For better or for worse, though, Louisiana is where I'm from. It is very much easier to love it or even like it from a thousand miles away, with the occasional visit of 2-3 days every year or three thrown in for good measure. When the President came on TV 2 years ago and said that nobody had anticipated the levees breaking, I wanted to throw something through the TV screen, and from that moment until this week, I have avoided most stories about Katrina, about Louisiana in general, and about rebuilding anywhere. This is my disaster fatigue.
Understand - nobody in my family, small though its presence there is, was hurt directly. My mom actually benefited in some odd ways from the storm and the rebuilding efforts, and my father and his wife have carried on with their lives largely untouched by the tragedy. Sure, my dad had some scheduling problems that went on for at least 3 semesters, and since BR has literally doubled in size, he gripes about traffic and the fact that he had to put an alarm in his house. But nothing major really happened to any of them.

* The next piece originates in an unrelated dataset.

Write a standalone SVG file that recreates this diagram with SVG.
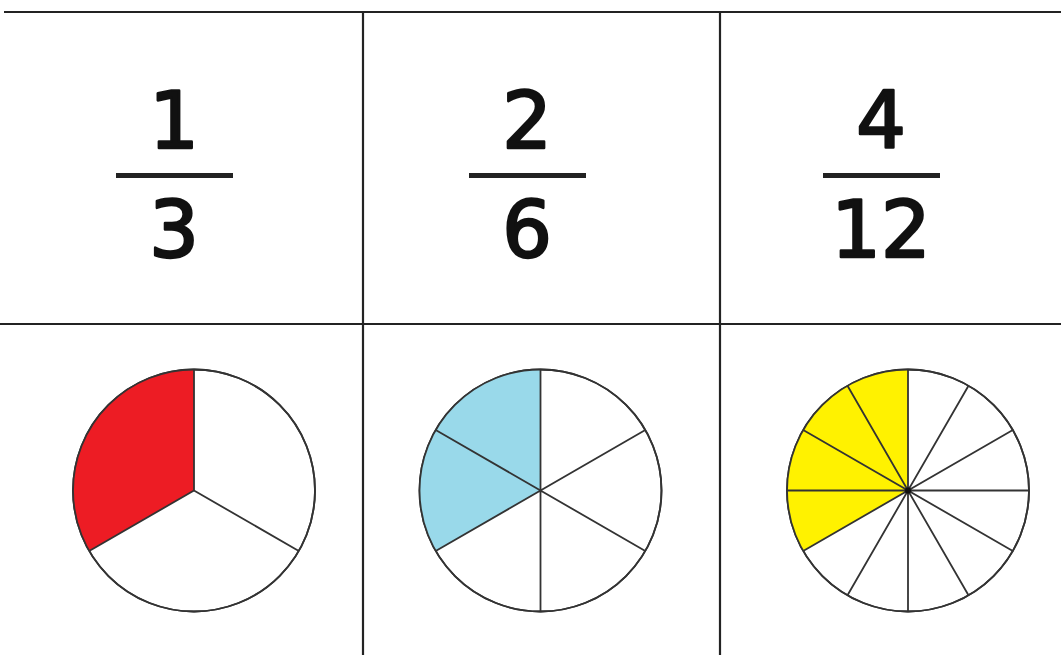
<svg xmlns="http://www.w3.org/2000/svg" width="1061" height="655" viewBox="0 0 1061 655">
<style>
.grid{stroke:#232323;stroke-width:2.2;fill:none}
.num{font-family:"DejaVu Sans",sans-serif;font-weight:normal;font-size:78px;fill:#111;stroke:#111;stroke-width:2.6;stroke-linejoin:round;text-anchor:middle}
.bar{fill:#222}
.rim{fill:#fff;stroke:#333;stroke-width:1.8}
.sp{stroke:#333;stroke-width:1.8;fill:none}
</style>
<rect width="1061" height="655" fill="#fff"/>
<g id="grid">
<line class="grid" x1="4" y1="12" x2="1061" y2="12"/>
<line class="grid" x1="0" y1="324" x2="1061" y2="324"/>
<line class="grid" x1="363" y1="12" x2="363" y2="655"/>
<line class="grid" x1="720" y1="12" x2="720" y2="655"/>
</g>
<g id="frac1">
<text class="num" x="174" y="148">1</text>
<rect class="bar" x="116" y="173" width="117" height="5"/>
<text class="num" x="174" y="257">3</text>
</g>
<g id="frac2">
<text class="num" x="527" y="148">2</text>
<rect class="bar" x="469" y="173" width="117" height="5"/>
<text class="num" x="527" y="257">6</text>
</g>
<g id="frac3">
<text class="num" x="881" y="148">4</text>
<rect class="bar" x="823" y="173" width="117" height="5"/>
<text class="num" x="881" y="257">12</text>
</g>
<g id="pie1">
<circle class="rim" cx="194" cy="490.5" r="121"/>
<path d="M194,490.5 L194,369.5 A121,121 0 0 0 89.2,551 Z" fill="#ed1c24"/>
<circle class="sp" cx="194" cy="490.5" r="121"/>
<path class="sp" d="M194,369.5 L194,490.5 L298.8,551 M194,490.5 L89.2,551"/>
</g>
<g id="pie2">
<circle class="rim" cx="540.5" cy="490.5" r="121"/>
<path d="M540.5,490.5 L540.5,369.5 A121,121 0 0 0 435.7,551 Z" fill="#99d9ea"/>
<circle class="sp" cx="540.5" cy="490.5" r="121"/>
<path class="sp" d="M540.5,369.5 L540.5,611.5 M435.7,430 L645.3,551 M435.7,551 L645.3,430"/>
</g>
<g id="pie3">
<circle class="rim" cx="908" cy="490.5" r="121"/>
<path d="M908,490.5 L908,369.5 A121,121 0 0 0 803.2,551 Z" fill="#fff200"/>
<circle class="sp" cx="908" cy="490.5" r="121"/>
<path class="sp" d="M787,490.5 L1029,490.5 M803.2,430 L1012.8,551 M847.5,385.7 L968.5,595.3 M908,369.5 L908,611.5 M968.5,385.7 L847.5,595.3 M1012.8,430 L803.2,551"/>
<circle cx="908" cy="490.5" r="3" fill="#111"/>
</g>
</svg>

Also understand this - in a lot of ways, I hate New Orleans. It's a dirty, scary city that we were told to avoid when we were kids (ask
cec about that one - he has much the same answer). It's corrupt, and it always has been, and there are hours of stories I could tell you about corrupt politicians, crooked cops, mobsters, and on and on.
It has plenty to offer, sure. I'll give you that - lots of culture, lots of economic goodwill as a major port and refining center, lots of tourist experience (not the same as culture), the food, the music... Most of that you can get elsewhere in Louisiana, usually better AND cheaper, but that's beside the point.
People say that Louisiana was broken LONG before Katrina hit. And it was. People did not get educated properly, there are things in the water and the air and the soil that will shock you senseless just hearing about them, the marshes and levees have had structural problems for decades, and so on.
I'm so deeply angry about the missed opportunities that could have been seized and used to make things so much better instead of just functional that it's all I can do not to break down and cry about it. I'm delighted about the many wonderful things that ARE happening there, but it isn't enough. Arguably it'll never be ENOUGH, but there is so much that isn't happening that it's just...
I'm not in a good enough place financially or emotionally that I can go down there and do anything to help, or even that I can send $$ to help, and I've decided than rather than let that tear me apart, I'm going to take care of myself and my family and my people here, and try to work toward preventing or averting another disaster of this type as best I can. But I'm starting to be ready to talk more about Louisiana in general, not just the post-Katrina state of that state, and what it means to me to have come from there and to have moved so far away so decisively.